Openshift adds to Kubernetes all the capabilities required to manage the cluster and its resources in an easier way, both from developers and system administrators point of view.
These capabilities are:
- Extensions: Openshift provides additional resource types to those belonging to Kubernetes;
- Devops tools: Openshift adds to Kubernetes automated development workflows thanks to the Source-to-image feature, that takes an application, packages it and containerize it
- Centralized management: thanks to its Web Console, it is easy to manage clusters, nodes, metrics, workloads and configurations.
- Internal registry: Openshift comes with an internal registry that can be used to store all the images used by pods running on the cluster.

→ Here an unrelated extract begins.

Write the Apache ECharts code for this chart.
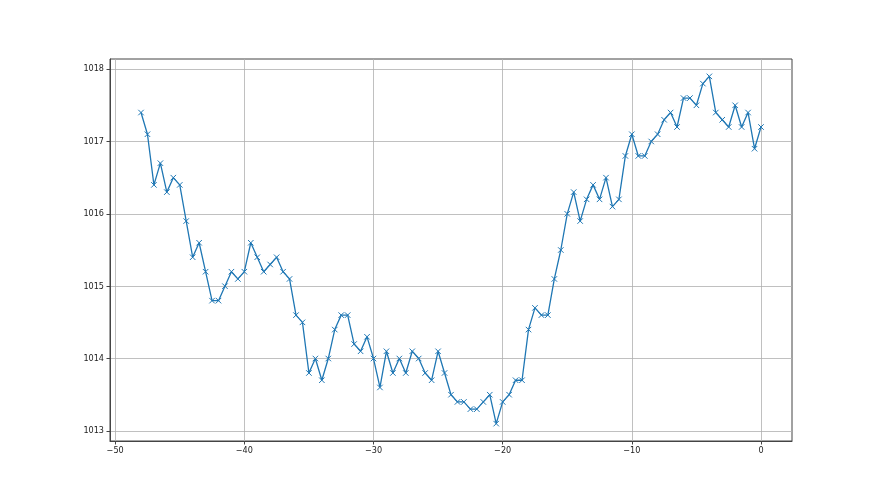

Apart from Kubernetes resources, Openshift uses in addition other two types of resources:
- projects
- users
A project is a logical group of Kubernetes resources, that permits to assign specific roles to users, limitations on resources (volumes, cpu, RAM) usage with the concept of "quota".
SOURCE-TO-IMAGE (S2I)
S2I is a special process that pulls code from a SCM repository, detects automatically the runtime needed by the source code, and starts a pod using a base image related to that runtime.

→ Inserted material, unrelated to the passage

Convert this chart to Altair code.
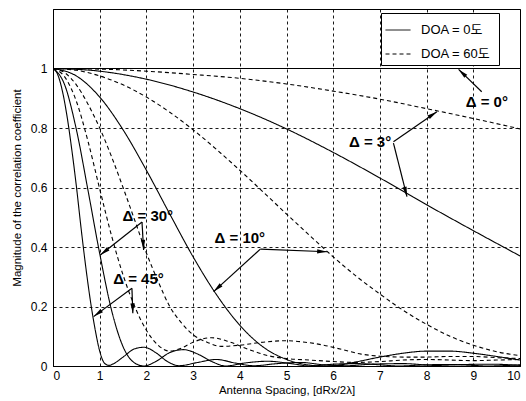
import math
import altair as alt
import pandas as pd

W, H = 467, 357
XMAX, YMAX = 10.0, 1.2
FONT = "Liberation Sans, Noto Sans CJK KR"

LAB0 = "DOA = 0도"
LAB60 = "DOA = 60도"

# ---- curves ----
d0_x = [0, 10]
d0_y = [1.0, 1.0]

d3_doa0_x = [0, 1, 2, 3, 4, 5, 6, 7, 8, 9, 10]
d3_doa0_y = [1.0, 0.991, 0.964, 0.921, 0.865, 0.797, 0.718, 0.632, 0.542, 0.455, 0.37]
d3_doa60_x = [0, 1, 2, 3, 4, 5, 6, 7, 8, 9, 10]
d3_doa60_y = [1.0, 0.998, 0.991, 0.98, 0.967, 0.948, 0.924, 0.897, 0.865, 0.832, 0.797]

d10_doa0_x = [0, 0.5, 1, 1.5, 2, 2.5, 3, 3.5, 4, 4.5, 5, 5.5, 5.8, 6.2, 6.5, 7, 7.5, 8, 8.5, 9, 9.5, 10]
d10_doa0_y = [1.0, 0.975, 0.904, 0.794, 0.658, 0.511, 0.367, 0.240, 0.137, 0.064, 0.022, 0.003, 0.0,
              0.005, 0.014, 0.03, 0.043, 0.05, 0.05, 0.043, 0.032, 0.02]
d10_doa60_x = [0, 0.5, 1, 1.5, 2, 2.5, 3, 3.5, 4, 4.5, 5, 5.5, 6, 6.5, 7, 7.5, 8, 8.5, 9, 9.5, 10]
d10_doa60_y = [1.0, 0.994, 0.975, 0.945, 0.904, 0.853, 0.794, 0.728, 0.658, 0.585, 0.511, 0.438,
               0.367, 0.301, 0.242, 0.187, 0.14, 0.1, 0.07, 0.048, 0.035]

d30_doa0_x = [0, 0.25, 0.5, 0.75, 1, 1.25, 1.5, 1.75, 1.95, 2.2, 2.5, 2.8, 3.1, 3.4, 3.7, 4.1, 4.6,
              5.1, 5.5, 6, 6.5, 7, 7.4, 8, 8.5, 9, 9.3, 10]
d30_doa0_y = [1.0, 0.945, 0.795, 0.59, 0.378, 0.19, 0.065, 0.01, 0.0, 0.015, 0.045, 0.055, 0.04,
              0.015, 0.0, 0.01, 0.016, 0.008, 0.0, 0.006, 0.008, 0.004, 0.0, 0.004, 0.005, 0.002, 0.0, 0.004]
d30_doa60_x = [0, 0.25, 0.5, 0.75, 1, 1.25, 1.5, 1.75, 2, 2.25, 2.5, 2.75, 3, 3.3, 3.6, 4, 4.5, 5,
               5.4, 5.8, 6.2, 6.6, 7, 7.5, 8, 8.5, 9, 9.5, 10]
d30_doa60_y = [1.0, 0.986, 0.945, 0.88, 0.8, 0.705, 0.6, 0.49, 0.38, 0.285, 0.2, 0.145, 0.105, 0.08,
               0.066, 0.07, 0.08, 0.085, 0.08, 0.07, 0.055, 0.04, 0.033, 0.03, 0.03, 0.032, 0.032, 0.028, 0.025]

d45_doa0_x = [0, 0.1, 0.2, 0.3, 0.4, 0.5, 0.6, 0.7, 0.8, 0.9, 1.0, 1.1, 1.2, 1.3, 1.5, 1.75, 1.95,
              2.2, 2.45, 2.7, 3.1, 3.5, 3.9, 4.3, 4.8, 5.3, 5.8, 6.3, 6.8, 7.5, 8.2, 8.8, 9.4, 10]
d45_doa0_y = [1.0, 0.98, 0.925, 0.84, 0.73, 0.605, 0.465, 0.335, 0.22, 0.125, 0.05, 0.01, 0.002,
              0.008, 0.03, 0.058, 0.063, 0.045, 0.015, 0.001, 0.012, 0.022, 0.01, 0.001, 0.008, 0.012,
              0.004, 0.001, 0.006, 0.008, 0.002, 0.005, 0.006, 0.002]
d45_doa60_x = [0, 0.25, 0.5, 0.75, 1, 1.25, 1.5, 1.75, 2, 2.25, 2.5, 2.75, 3, 3.4, 3.8, 4.2, 4.6, 5,
               5.5, 6, 6.5, 7, 7.5, 8, 8.5, 9, 9.5, 10]
d45_doa60_y = [1.0, 0.972, 0.89, 0.755, 0.595, 0.44, 0.306, 0.2, 0.12, 0.07, 0.05, 0.06, 0.08, 0.095,
               0.08, 0.055, 0.035, 0.025, 0.02, 0.015, 0.012, 0.015, 0.02, 0.022, 0.02, 0.018, 0.02, 0.022]

# ---- annotations ----
ann_text = ["Δ = 0°", "Δ = 3°", "Δ = 10°", "Δ = 30°", "Δ = 45°"]
ann_x = [9.29, 6.79, 4.0, 2.03, 1.83]
ann_y = [0.886, 0.754, 0.43, 0.503, 0.292]

arr_x0 = [9.18, 7.29, 7.29, 4.44, 4.44, 1.906, 1.906, 1.69, 1.69]
arr_y0 = [0.922, 0.754, 0.749, 0.393, 0.393, 0.484, 0.484, 0.261, 0.261]
arr_x1 = [8.685, 8.22, 7.58, 5.87, 3.44, 1.013, 1.94, 0.87, 1.71]
arr_y1 = [0.997, 0.855, 0.569, 0.384, 0.25, 0.373, 0.39, 0.166, 0.177]

series = [
    ("d0_0", LAB0, d0_x, d0_y), ("d0_60", LAB60, d0_x, d0_y),
    ("d3_0", LAB0, d3_doa0_x, d3_doa0_y), ("d3_60", LAB60, d3_doa60_x, d3_doa60_y),
    ("d10_0", LAB0, d10_doa0_x, d10_doa0_y), ("d10_60", LAB60, d10_doa60_x, d10_doa60_y),
    ("d30_0", LAB0, d30_doa0_x, d30_doa0_y), ("d30_60", LAB60, d30_doa60_x, d30_doa60_y),
    ("d45_0", LAB0, d45_doa0_x, d45_doa0_y), ("d45_60", LAB60, d45_doa60_x, d45_doa60_y),
]
rows = []
for cid, lab, xs, ys in series:
    for i, (a, b) in enumerate(zip(xs, ys)):
        rows.append({"curve": cid, "doa": lab, "i": i, "x": a, "y": b})
df = pd.DataFrame(rows)

ann_df = pd.DataFrame({"label": ann_text, "x": ann_x, "y": ann_y})
arr_df = pd.DataFrame({"x": arr_x0, "y": arr_y0, "x1": arr_x1, "y1": arr_y1})

# arrow heads: tip at the arrow end, rotated along the segment
head_rows = []
sx, sy = W / XMAX, H / YMAX
for a0, b0, a1, b1 in zip(arr_x0, arr_y0, arr_x1, arr_y1):
    dxp, dyp = (a1 - a0) * sx, (b1 - b0) * sy
    L = math.hypot(dxp, dyp)
    ux, uy = dxp / L, dyp / L
    head_rows.append({
        "x": a1 - ux * 5 / sx,
        "y": b1 - uy * 5 / sy,
        "ang": math.degrees(math.atan2(dxp, dyp)) % 360,
    })
head_df = pd.DataFrame(head_rows)

xscale = alt.Scale(domain=[0, XMAX], nice=False, zero=False)
yscale = alt.Scale(domain=[0, YMAX], nice=False, zero=False)
xaxis = alt.Axis(values=list(range(11)), format="d", title="Antenna Spacing, [dRx/2λ]",
                 grid=True, ticks=False, labelPadding=4, titlePadding=3)
yaxis = alt.Axis(values=[0, 0.2, 0.4, 0.6, 0.8, 1.0], format="~g",
                 title="Magnitude of the correlation coefficient",
                 grid=True, ticks=False, labelPadding=6, titlePadding=8)

X = lambda f: alt.X(f, scale=xscale, axis=xaxis)
Y = lambda f: alt.Y(f, scale=yscale, axis=yaxis)

lines = alt.Chart(df).mark_line(color="black", strokeWidth=1.1, interpolate="monotone", clip=True).encode(
    x=X("x:Q"),
    y=Y("y:Q"),
    detail="curve:N",
    order="i:Q",
    strokeDash=alt.StrokeDash(
        "doa:N",
        scale=alt.Scale(domain=[LAB0, LAB60], range=[[1, 0], [4, 3]]),
        legend=alt.Legend(
            title="\u00a0" * 6, titleOrient="right", titlePadding=5, titleFontSize=13,
            orient="none", legendX=328, legendY=4,
            strokeColor="black", fillColor="white", padding=4,
            symbolType="stroke", symbolSize=625, symbolStrokeWidth=1,
            symbolStrokeColor="black", labelFont=FONT, labelFontSize=13,
            labelColor="black", labelOffset=10, rowPadding=4,
        ),
    ),
)

rules = alt.Chart(arr_df).mark_rule(color="black", strokeWidth=1.2).encode(
    x=X("x:Q"), y=Y("y:Q"), x2="x1:Q", y2="y1:Q"
)

heads = alt.Chart(head_df).mark_point(
    shape="M0,-1L0.42,1L-0.42,1Z", filled=True, color="black", opacity=1, size=100, strokeWidth=0
).encode(x=X("x:Q"), y=Y("y:Q"), angle=alt.Angle("ang:Q", scale=None))

texts = alt.Chart(ann_df).mark_text(
    font=FONT, fontSize=15, fontWeight="bold", color="black", align="center", baseline="middle"
).encode(x=X("x:Q"), y=Y("y:Q"), text="label:N")

chart = alt.layer(lines, rules, heads, texts).properties(
    width=W, height=H,
    padding={"left": 53, "top": 9, "right": 6, "bottom": 35},
    autosize=alt.AutoSizeParams(type="none"),
    background="white",
).configure_view(stroke="black", strokeWidth=1).configure_axis(
    labelFont=FONT, labelFontSize=12, labelColor="black",
    titleFont=FONT, titleFontSize=11.5, titleFontWeight="normal", titleColor="black",
    domainColor="black", domainWidth=1,
    gridColor="black", gridDash=[3, 3], gridOpacity=0.9, gridWidth=1,
)

chart.save("out.html", embed_options={"renderer": "svg", "actions": False})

In this pod, Openshift builds the application in the same way that a developer would do (for example, running npm for a Node.js application), and if the build is successful, it is created another image with all the binaries obtained from the previous one. The image is automatically pushed to the internal Registry and, from here, it can be used to create a pod running the application.
IMAGE STREAMS
An image stream is a set of related container images, identified by their tags. Builds and deployments can watch image streams to be notified when a new image has been added and trigger a build or a deployment.